Incredibly, two more planes would crash around Elizabeth in the weeks to come: On January 22, just 37 days after the first crash, an American Airlines flight crashes near a local high school. And on February 11, a National Airlines flight plows into an apartment building.
Blume brings not just Miri and her family to life, but many of the passengers on those doomed flights, whom she fictionalized but based on historical records.
“I am introducing so many characters in part one,” Blume says. “I told my editor that maybe we need to set up a tree like a Russian novel. She said to me, trust your readers, so I thought, this is not Anna Karenina. Trust your readers. They’ll follow you.”
While this is a novel, the crashes were all-too-real, and Blume recalls them vividly.
“I remember where I was on the day of the first crash, which was a very nasty Sunday in December.”
“I remember where I was on the day of the first crash, which was a very nasty Sunday in December,” she says. “I was in the car with my parents and my friend Zelda. The radio was on in the car and I remember, ‘We interrupt this program to bring you this news bulletin.’”
She also remembers the distinctly 1950s reactions of her fellow students.
“The girls thought it was sabotage,” she says. “The boys all thought it was aliens or zombies. It did seem they—whoever ‘they’ were—were after kids. How else could you explain the crashes? One close to the junior high, one almost right through another school. The third one into the playing field by the orphanage in town.”
Blume’s father, a dentist, was called in to identify crash victims by their dental records. The character of Dr. Osner, the father of Miri’s best friend, was pulled from Blume’s recollections of her father, who “was much beloved by all the kids who liked to come to our house because he was warm and friendly and fun. I got ‘Be a good girl, Judy,’ from my mother. My father would have said, ‘You go, girl,’ if that was a phrase then.
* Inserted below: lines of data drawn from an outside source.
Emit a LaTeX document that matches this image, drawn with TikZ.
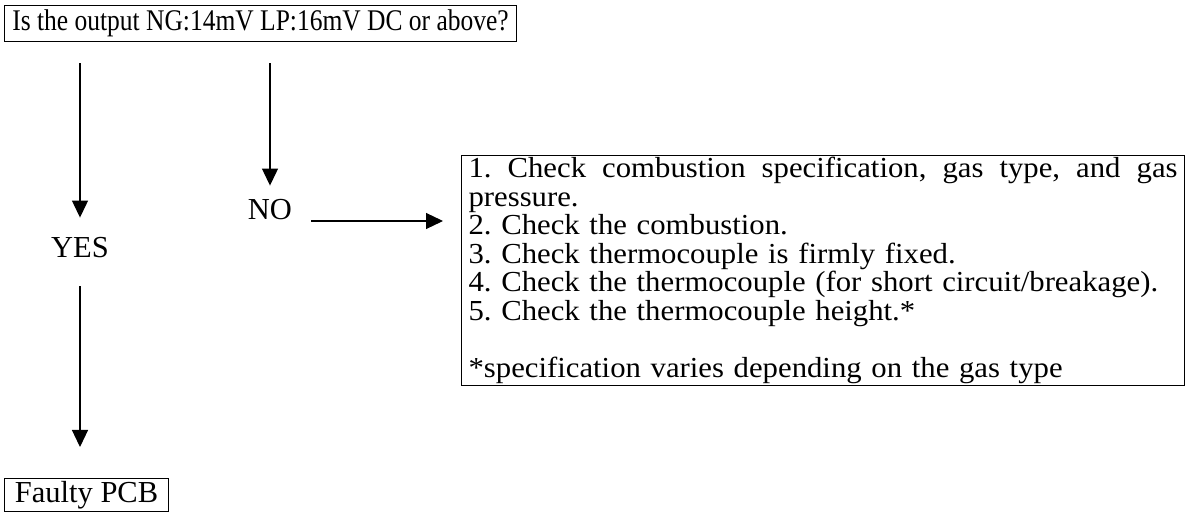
\documentclass[tikz,border=0pt]{standalone}
\usepackage{fontspec}
\setmainfont{Liberation Serif}
\newfontfamily\condfont[FakeStretch=0.85]{Liberation Serif}
\newfontfamily\widefont[FakeStretch=1.06]{Liberation Serif}
\usetikzlibrary{arrows.meta}
\frenchspacing
\newcommand\mytightlines{\lineskiplimit=-50bp\relax}
\begin{document}
\begin{tikzpicture}[x=1bp,y=-1bp,
  txt/.style={font={\fontsize{30.5bp}{28.5bp}\selectfont\mytightlines}},
  box/.style={draw, line width=1.1bp, inner sep=0pt, txt},
  lbl/.style={inner sep=0pt, txt},
  arr/.style={line width=1.2bp, -{Triangle[width=16bp,length=17bp]}},
]
\useasboundingbox (0,0) rectangle (1188,517);
\node[box, minimum width=512bp, minimum height=36bp, anchor=north west,
      font={\condfont\fontsize{30bp}{34bp}\selectfont}] (q) at (4,5)
  {Is the output NG:14mV LP:16mV DC or above?};
\node[lbl] (yes) at (80,248) {YES};
\node[lbl] (no) at (270,210) {NO};
\node[box, minimum width=164bp, minimum height=33bp, anchor=north west] (pcb) at (4,478) {Faulty PCB};
\node[box, anchor=north west, text width=709bp, inner xsep=7bp, inner ysep=2bp, align=left,
      font={\widefont\fontsize{29bp}{28.5bp}\selectfont\mytightlines}] (chk) at (461,155)
  {\makebox[709bp][l]{1.\hfill Check\hfill combustion\hfill specification,\hfill gas\hfill type,\hfill and\hfill gas}\\
   pressure.\\
   2. Check the combustion.\\
   3. Check thermocouple is firmly fixed.\\
   4. Check the thermocouple (for short circuit/breakage).\\
   5. Check the thermocouple height.*\\
   \mbox{}\\{}*specification varies depending on the gas type};
\draw[arr, shorten <=21bp, shorten >=20bp] (q.south -| yes.north) -- (yes.north);
\draw[arr, shorten <=28bp, shorten >=31bp] (yes.south) -- (yes.south |- pcb.north);
\draw[arr, shorten <=21bp, shorten >=14bp] (q.south -| no.north) -- (no.north);
\draw[arr, shorten <=19bp, shorten >=18bp] ([yshift=-11bp]no.east) -- ([yshift=-11bp]no.east -| chk.west);
\end{tikzpicture}
\end{document}
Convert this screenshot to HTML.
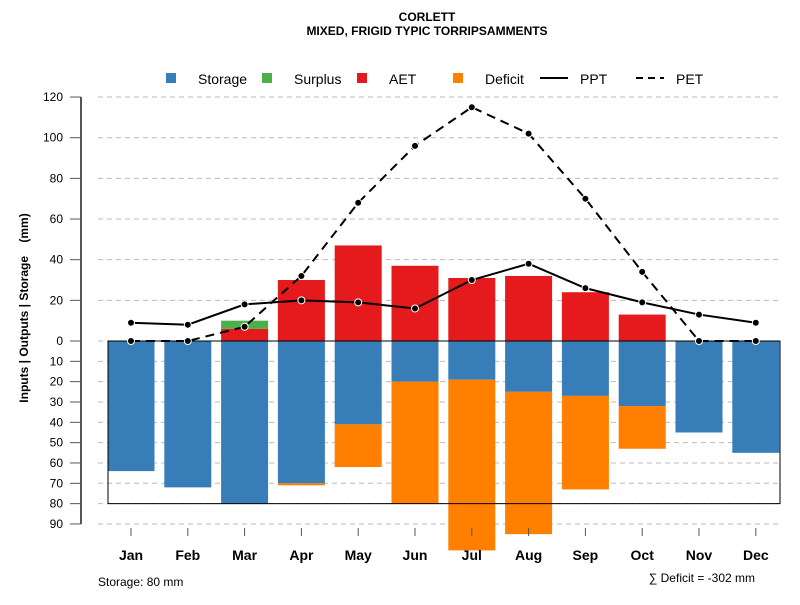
<!DOCTYPE html>
<html><head><meta charset="utf-8"><style>
body{margin:0;background:#fff;font-family:"Liberation Sans",Arial,sans-serif}
</style></head><body>
<svg id="c" width="800" height="600" xmlns="http://www.w3.org/2000/svg" font-family="Liberation Sans, Arial, sans-serif">
<text x="427" y="21" text-anchor="middle" font-size="12" font-weight="bold">CORLETT</text>
<text x="427" y="35" text-anchor="middle" font-size="12" font-weight="bold">MIXED, FRIGID TYPIC TORRIPSAMMENTS</text>
<g id="legend" font-size="14">
<g><rect x="166" y="73" width="10" height="10" fill="#377eb8"/><text x="198" y="84">Storage</text></g>
<g><rect x="262" y="73" width="10" height="10" fill="#4daf4a"/><text x="294" y="84">Surplus</text></g>
<g><rect x="357" y="73" width="10" height="10" fill="#e41a1c"/><text x="389" y="84">AET</text></g>
<g><rect x="453" y="73" width="10" height="10" fill="#ff7f00"/><text x="485" y="84">Deficit</text></g>
<g><line x1="540" y1="78" x2="568" y2="78" stroke="#000" stroke-width="2"/><text x="580" y="84">PPT</text></g>
<g><line x1="636" y1="78" x2="664" y2="78" stroke="#000" stroke-width="2" stroke-dasharray="7,5"/><text x="676" y="84">PET</text></g>
</g>
<text transform="translate(28,308) rotate(-90)" text-anchor="middle" font-size="12" font-weight="bold">Inputs | Outputs | Storage&#160;&#160;&#160;&#160;(mm)</text>
<text x="98" y="586" font-size="12">Storage: 80 mm</text>
<text x="755" y="582" text-anchor="end" font-size="12">∑ Deficit = -302 mm</text>
<g id="grid"></g><g id="bars"></g><g id="lines"></g><g id="axes"></g>
</svg>
<script>
const months=["Jan","Feb","Mar","Apr","May","Jun","Jul","Aug","Sep","Oct","Nov","Dec"];
const storage=[64,72,80,70,41,20,19,25,27,32,45,55];
const deficit=[0,0,0,1,21,60,84,70,46,21,0,0];
const aet=[0,0,6,30,47,37,31,32,24,13,0,0];
const surplus=[0,0,4,0,0,0,0,0,0,0,0,0];
const ppt=[9,8,18,20,19,16,30,38,26,19,13,9];
const pet=[0,0,7,32,68,96,115,102,70,34,0,0];
const posTicks=[0,20,40,60,80,100,120];
const negTicks=[10,20,30,40,50,60,70,80,90];
const storageCap=80;
const NS="http://www.w3.org/2000/svg";
const Y0=341,K=2.033;
const y=v=>Y0-v*K;
const x=i=>131+i*56.8;
const BW=47;
function mk(p,t,a){const e=document.createElementNS(NS,t);for(const k in a)e.setAttribute(k,a[k]);document.getElementById(p).appendChild(e);return e;}
const allT=posTicks.map(v=>v).concat(negTicks.map(v=>-v));
allT.forEach(v=>{
 const g=mk('grid','line',{x1:98,x2:780,y1:y(v),y2:y(v),stroke:'#bbb','stroke-dasharray':'5,4'});
 
 
 const t=mk('axes','line',{x1:70,x2:81,y1:y(v),y2:y(v),stroke:'#555'});
 
 
 const l=mk('axes','text',{x:63,y:y(v)+4,'text-anchor':'end','font-size':12});
 l.textContent=Math.abs(v);
 
 
});
const ax=mk('axes','line',{x1:81,x2:81,y1:y(120),y2:y(-90),stroke:'#555','stroke-width':2});


months.forEach((m,i)=>{
 const r=(n,v0,v1,c)=>{const e=mk('bars','rect',{x:x(i)-BW/2,y:y(Math.max(v0,v1)),width:BW,height:Math.abs(v1-v0)*K,fill:c});};
 if(storage[i])r('storage-bar',0,-storage[i],'#377eb8');
 if(deficit[i])r('deficit-bar',-storage[i],-storage[i]-deficit[i],'#ff7f00');
 if(aet[i])r('aet-bar',0,aet[i],'#e41a1c');
 if(surplus[i])r('surplus-bar',aet[i],aet[i]+surplus[i],'#4daf4a');
 const t=mk('axes','line',{x1:x(i),x2:x(i),y1:528,y2:536,stroke:'#555'});
 
 
 const l=mk('axes','text',{x:x(i),y:560,'text-anchor':'middle','font-size':14,'font-weight':'bold'});
 l.textContent=m;
 
 
});
const box=mk('bars','rect',{x:108,y:y(0),width:672,height:storageCap*K,fill:'none',stroke:'#000','stroke-width':1});


function series(arr,name,dash){
 const p=mk('lines','polyline',{points:arr.map((v,i)=>x(i)+','+y(v)).join(' '),fill:'none',stroke:'#000','stroke-width':2,'stroke-dasharray':dash});
 
 
 arr.forEach((v,i)=>{const c=mk('lines','circle',{cx:x(i),cy:y(v),r:3.5,fill:'#000',stroke:'#fff','stroke-width':1});
 
 });
}
series(ppt,'ppt','none');
series(pet,'pet','9,6');
</script>
</body></html>
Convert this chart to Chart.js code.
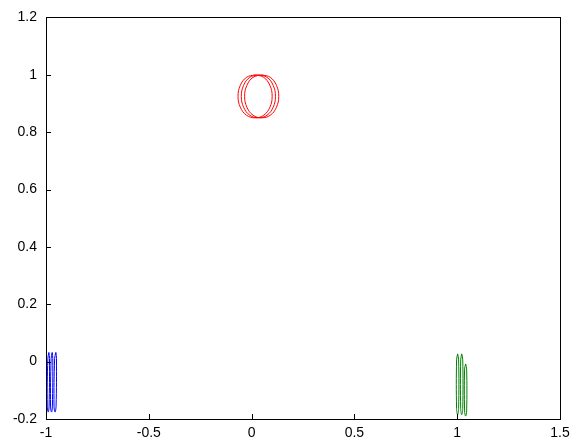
<!DOCTYPE html>
<html>
<head>
<meta charset="utf-8">
<script src="https://cdn.jsdelivr.net/npm/chart.js@4/dist/chart.umd.min.js"></script>
<style>
  html, body { margin: 0; padding: 0; background: #fff; }
  canvas { display: block; }
</style>
</head>
<body>
<canvas id="plot" width="580" height="443"></canvas>
<script>
// axis limits and tick labels
const xTicks = [-1, -0.5, 0, 0.5, 1, 1.5];
const yTicks = [-0.2, 0, 0.2, 0.4, 0.6, 0.8, 1, 1.2];

// red ovals near (0.03, 0.93) - traced outline points
const redY  = [1.0, 0.991, 0.963, 0.925, 0.887, 0.859, 0.85, 0.859, 0.887, 0.925, 0.963, 0.991, 1.0];
const red1X = [0.017, 0.059, 0.089, 0.100, 0.089, 0.059, 0.017, -0.025, -0.055, -0.066, -0.055, -0.025, 0.017];
const red2X = [0.033, 0.075, 0.105, 0.116, 0.105, 0.075, 0.033, -0.009, -0.039, -0.050, -0.039, -0.009, 0.033];
const red3X = [0.049, 0.091, 0.121, 0.132, 0.121, 0.091, 0.049, 0.007, -0.023, -0.034, -0.023, 0.007, 0.049];

// blue slivers near x = -1
const blueY  = [0.032, 0.011, -0.155, -0.176, -0.155, 0.011, 0.032];
const blue1X = [-0.986, -0.983, -0.985, -0.989, -0.994, -0.991, -0.986];
const blue2X = [-0.970, -0.967, -0.969, -0.973, -0.978, -0.975, -0.970];
const blue3X = [-0.952, -0.949, -0.951, -0.956, -0.961, -0.958, -0.952];

// green slivers near x = 1
const greenY  = [0.027, 0.006, -0.164, -0.185, -0.164, 0.006, 0.027];
const green3Y = [-0.008, -0.026, -0.172, -0.19, -0.172, -0.026, -0.008];
const green1X = [1.002, 1.007, 1.007, 1.002, 0.997, 0.997, 1.002];
const green2X = [1.022, 1.027, 1.027, 1.022, 1.017, 1.017, 1.022];
const green3X = [1.041, 1.046, 1.046, 1.041, 1.036, 1.036, 1.041];

function pts(xs, ys) {
    return xs.map((x, i) => ({ x: x, y: ys[i] }));
}

function outline(xs, ys, color) {
    return {
        data: pts(xs, ys),
        borderColor: color,
        borderWidth: 1,
        showLine: true,
        fill: false,
        tension: 0.4,
        pointRadius: 0
    };
}

// MATLAB style box with inward ticks
const boxAxes = {
    id: 'boxAxes',
    afterDraw(chart) {
        const { ctx, chartArea: a, scales } = chart;
        ctx.save();
        ctx.strokeStyle = '#000';
        ctx.lineWidth = 1;
        ctx.strokeRect(Math.round(a.left) + 0.5, Math.round(a.top) + 0.5,
            Math.round(a.right - a.left), Math.round(a.bottom - a.top));
        ctx.beginPath();
        scales.x.ticks.forEach(t => {
            const px = Math.round(scales.x.getPixelForValue(t.value)) + 0.5;
            ctx.moveTo(px, a.bottom);
            ctx.lineTo(px, a.bottom - 5);
        });
        scales.y.ticks.forEach(t => {
            const py = Math.round(scales.y.getPixelForValue(t.value)) + 0.5;
            ctx.moveTo(a.left, py);
            ctx.lineTo(a.left + 5, py);
        });
        ctx.stroke();
        ctx.restore();
    }
};

const tickFont = { family: 'Arial, "Liberation Sans", sans-serif', size: 14 };
const fmt = v => String(+Number(v).toFixed(2));

new Chart(document.getElementById('plot'), {
    type: 'scatter',
    data: {
        datasets: [
            outline(red1X, redY, '#ff0000'),
            outline(red2X, redY, '#ff0000'),
            outline(red3X, redY, '#ff0000'),
            outline(blue1X, blueY, '#0000ff'),
            outline(blue2X, blueY, '#0000ff'),
            outline(blue3X, blueY, '#0000ff'),
            outline(green1X, greenY, '#008000'),
            outline(green2X, greenY, '#008000'),
            outline(green3X, green3Y, '#008000')
        ]
    },
    options: {
        responsive: false,
        animation: false,
        layout: { padding: { top: 14, right: 20, left: 0, bottom: 0 } },
        plugins: { legend: { display: false }, tooltip: { enabled: false } },
        scales: {
            x: {
                type: 'linear',
                min: xTicks[0],
                max: xTicks[xTicks.length - 1],
                afterBuildTicks: s => { s.ticks = xTicks.map(v => ({ value: v })); },
                afterFit: s => { s.height = 24; },
                grid: { display: false, drawTicks: false },
                border: { display: false },
                ticks: { padding: 6, color: '#000', font: tickFont, maxRotation: 0, callback: fmt }
            },
            y: {
                type: 'linear',
                min: yTicks[0],
                max: yTicks[yTicks.length - 1],
                afterBuildTicks: s => { s.ticks = yTicks.map(v => ({ value: v })); },
                afterFit: s => { s.width = 46; },
                grid: { display: false, drawTicks: false },
                border: { display: false },
                ticks: { padding: 9, color: '#000', font: tickFont, callback: fmt }
            }
        }
    },
    plugins: [boxAxes]
});
</script>
</body>
</html>
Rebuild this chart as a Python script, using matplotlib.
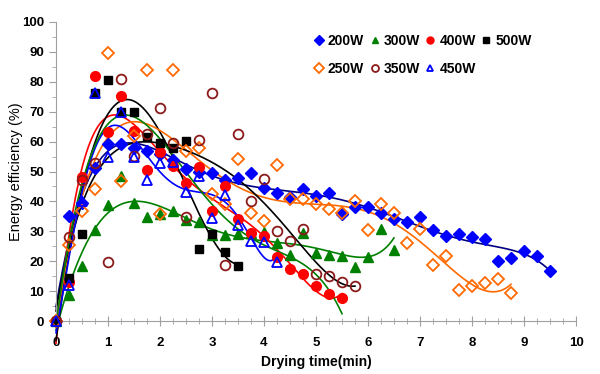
import numpy as np
import matplotlib
matplotlib.use("Agg")
import matplotlib.pyplot as plt
from matplotlib.ticker import MultipleLocator

plt.rcParams['font.family'] = ['Liberation Sans', 'DejaVu Sans']

step = 0.25

w200 = [0, 35.2, 39.4, 51.1, 59.1, 59.1, 57.8, 56.9, 55.8, 54.0, 51.0, 50.0,
        49.6, 47.2, 47.9, 49.6, 44.6, 42.9, 41.6, 44.0, 41.9, 42.9, 35.7, 38.0,
        38.2, 36.2, 34.0, 33.2, 34.9, 30.4, 28.5, 29.1, 28.0, 27.4, 20.1, 21.0,
        23.5, 21.7, 16.8]
w250 = [0, 25.4, 36.7, 44.0, 89.5, 46.8, 62.0, 83.8, 35.7, 83.8, 57.0, 58.0,
        42.5, 39.2, 54.3, 36.2, 33.4, 52.3, 40.7, 40.7, 39.0, 37.5, 36.0, 40.1,
        30.4, 39.1, 36.2, 26.2, 30.7, 18.7, 21.7, 10.4, 11.7, 12.6, 13.9, 9.3]
w300 = [0, 8.7, 18.3, 30.4, 38.8, 48.4, 39.6, 34.8, 35.8, 36.8, 33.8, 33.2,
        28.8, 28.6, 29.1, 29.3, 29.9, 26.2, 22.1, 29.3, 22.6, 22.1, 21.7, 18.2,
        21.5, 30.9, 23.7]
w350 = [0, 28.1, 47.0, 53.0, 19.7, 81.1, 55.2, 62.5, 71.1, 59.6, 34.7, 60.4,
        76.1, 18.6, 62.4, 40.1, 47.5, 30.1, 26.8, 30.7, 15.6, 15.2, 13.2, 11.7]
w400 = [0, 13.0, 48.0, 81.9, 63.1, 75.4, 63.5, 50.5, 56.5, 52.0, 46.3, 51.6,
        36.8, 45.2, 34.0, 29.3, 28.5, 21.5, 17.3, 15.6, 11.8, 8.9, 7.8]
w450 = [0, 12.0, 40.0, 76.4, 55.0, 70.0, 55.0, 47.3, 52.7, 53.3, 43.2, 48.5,
        34.3, 42.0, 32.0, 26.8, 26.5, 19.8]
w500 = [0, 14.3, 29.0, 76.4, 80.6, 70.0, 69.8, 61.6, 59.4, 57.8, 60.2, 24.0,
        29.0, 23.0, 18.3]

# name, values, marker style, trend colour, trend polynomial order
series = [
    ("200W", w200, dict(marker='D', color='#0000FF', mfc='#0000FF', ms=6), '#000080', 6),
    ("300W", w300, dict(marker='^', color='#008000', mfc='#008000', ms=7), '#008000', 6),
    ("400W", w400, dict(marker='o', color='#FF0000', mfc='#FF0000', ms=7), '#FF0000', 6),
    ("500W", w500, dict(marker='s', color='#000000', mfc='#000000', ms=6), '#000000', 4),
    ("250W", w250, dict(marker='D', color='#FF6A00', mfc='none', ms=6, mew=1.3), '#FF6A00', 6),
    ("350W", w350, dict(marker='o', color='#8B1A1A', mfc='none', ms=7, mew=1.3), '#000000', 6),
    ("450W", w450, dict(marker='^', color='#0000FF', mfc='none', ms=7, mew=1.3), '#0000FF', 6),
]

fig = plt.figure(figsize=(6.0, 3.74), dpi=100)
ax = fig.add_axes([56/600, 53/374, 520/600, 299/374])

handles = {}
for name, vals, st, lc, deg in series:
    y = np.array(vals, dtype=float)
    x = np.arange(len(y)) * step
    coef = np.polyfit(x, y, deg)
    xs = np.linspace(0, x[-1], 300)
    ax.plot(xs, np.polyval(coef, xs), color=lc, lw=1.2, zorder=2, clip_on=False)
    h, = ax.plot(x, y, ls='none', zorder=3, clip_on=False, **st)
    handles[name] = h

# extra lower-order trend on 400W data
y4 = np.array(w400, dtype=float)
x4 = np.arange(len(y4)) * step
c3 = np.polyfit(x4, y4, 4)
xs = np.linspace(0, x4[-1], 300)
ax.plot(xs, np.polyval(c3, xs), color='#008000', lw=1.2, zorder=2, clip_on=False)

ax.set_xlim(0, 10)
ax.set_ylim(0, 100)
ax.xaxis.set_major_locator(MultipleLocator(1))
ax.xaxis.set_minor_locator(MultipleLocator(0.25))
ax.yaxis.set_major_locator(MultipleLocator(10))
ax.yaxis.set_minor_locator(MultipleLocator(5))
for s in ['top', 'right']:
    ax.spines[s].set_visible(False)
for s in ['left', 'bottom']:
    ax.spines[s].set_color('#A0A0A0')
ax.tick_params(which='both', color='#A0A0A0')
ax.tick_params(axis='x', which='major', direction='inout', length=7, pad=8)
ax.tick_params(axis='x', which='minor', direction='inout', length=4)
ax.tick_params(axis='y', which='major', direction='out', length=5)
ax.tick_params(axis='y', which='minor', direction='out', length=3)
for lab in ax.get_xticklabels() + ax.get_yticklabels():
    lab.set_fontweight('bold')
    lab.set_fontsize(9.5)

ax.set_xlabel('Drying time(min)', fontsize=10, fontweight='bold', labelpad=4)
ax.set_ylabel('Energy efficiency (%)', fontsize=10.5, labelpad=-1)

order = ["200W", "250W", "300W", "350W", "400W", "450W", "500W"]
leg = ax.legend([handles[n] for n in order], order, ncol=4, loc='upper left',
                bbox_to_anchor=(0.487, 0.978), frameon=False, handlelength=0.6,
                handletextpad=0.35, columnspacing=0.45, labelspacing=1.0,
                borderaxespad=0, prop={'weight': 'bold', 'size': 10})
for lh in leg.legend_handles:
    lh.set_markersize(5)

fig.savefig('out.png', dpi=100)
He always told me to reach for the stars.”
At this point, Blume chokes up. “I’m going to cry,” she says matter-of-factly. “I always do. I’ll recover quickly.
“That’s what I learned from my father,” she continues. “Terrible things happen, and as Henry says to Miri: ‘I’m so sorry, but we go on.’ When she isn’t sure it’s worth it, he reassures her that it is worth it. That’s what I got from my father. I’m a very optimistic person.”
These days, Blume and her husband, the writer George Cooper, make their home most of the year in Key West. It’s a long way from New Jersey.
“You know, it was one of those things where it was winter in New York and I was trying to write Summer Sisters and I said, ‘Oh, I wish I could go someplace warm,’ ” she says. “We knew someone who lived in Key West, and my husband called her. I said, ‘I can’t go to Key West, it’s too hot.’ She said, ‘Tell Judy I’m wearing polar fleece and she should come.’ We rented a house sight unseen and we totally, absolutely fell in love.”
Active members of the community, Blume and her husband started a nonprofit movie theater. On an average day, Blume wakes up and does a two-mile power walk by the ocean before breakfast (“I love my breakfast,” she says). Her office is a guesthouse just steps from the house. “I slide open my glass doors way to the side, and I’m in a garden and it’s so beautiful,” she says. “I work until lunchtime, and if it’s a first draft, I pray for any distraction. I’ll take any phone calls during a first draft.”
She still corresponds with readers, although the nature of that relationship has evolved since she wrote Letters to Judy (1986), which chronicled some of the most personal letters she’d gotten from fans. Rarely does she get snail mail these days.
“I do think that picking up a pencil and writing out what you’re thinking and feeling on a piece of paper and licking an envelope and putting a stamp on it and putting it in a mailbox to someone you don’t know and you feel safe, that’s a whole different thing than sending an email,” she says. “There’s more information for troubled kids out there—they don’t have the same questions they once had. This is good!”
When I mention that my 10-year-old tore through all the Fudge books last year, she laughs.
“It’s a lot of generations [of readers],” she says. “My daughter’s generation was the very first, and to think they are in their 50s now. I love it—how could I not? It’s the best reward for writing anyone could possibly have—to have readers. There’s nothing better than to hear a kid laughing over a book.”
After finishing her research, writing the novel (20 three-ring binders’ worth of drafts) and touring to promote it this summer, Blume says she is ready for a different creative challenge.
“I said after Summer Sisters, I’m never doing this again, and I meant it at the time,” Blume says with a laugh. “Then this came along, and this time I do mean it, I’m never doing it again. I’m 77! But I have that creative spirit that lives inside of me. I’m not saying I won’t do something again, but it won’t be a long novel. This is the one that I was meant to write. I feel that.”